In Serre's Corps Locaux, Chapter 2 §3, is presented a classical proof. We are in an "ABKL" setup, where $K/L$ is finite, $A$ is Dedekind, $B$ is the integral closure of $A$ and $B$ is $A$-finite. If $v$ is a finite valuation of $K$, $w_i$ the extensions of $v$ on $L$. Then if we denote $\widehat{K_v}$ and $\widehat{L_i}$ the corresponding completions, roughly :
- The fields $\widehat{L}_i$ are of degree $e_i f_i$
- Ramification and inertia in $B/A$ corresponds to local ramification defined through uniformization.
- We have that $L \otimes \widehat{K_v} \longrightarrow \prod \widehat{L_i}$ is an isomorphism.

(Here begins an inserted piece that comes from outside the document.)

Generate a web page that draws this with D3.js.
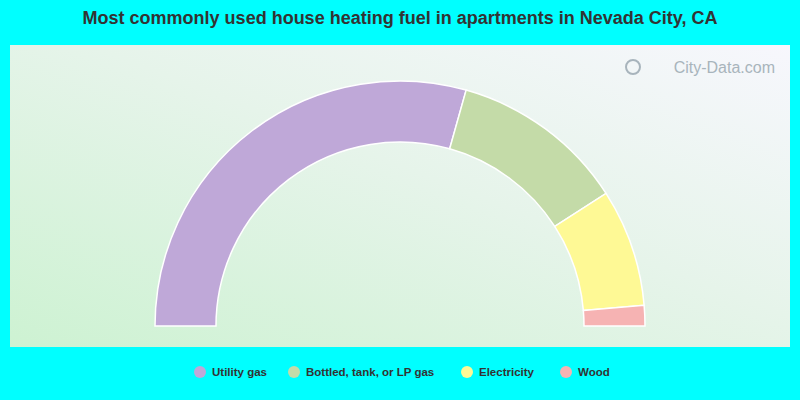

I'm mostly interested in the last proposition. Does this hold true if $L/K$ is any Galois extension, and instead $v$ is a (possibly infinite) place ? Serre's proof works by proving the image of $\varphi$ is dense using an approximation lemma (that holds for finite amount of absolute values of any field), so it is surjective (theory of TVSs). To generalize the proof, it would then boil down to proving the RHS is of dimension $n$. I believe it would follow from the fact a place gives an embedding of $L$ into $\overline{K_v}$, and $\operatorname{Gal}(L/K)$ acts on those embeddings, but I can't figure the details out.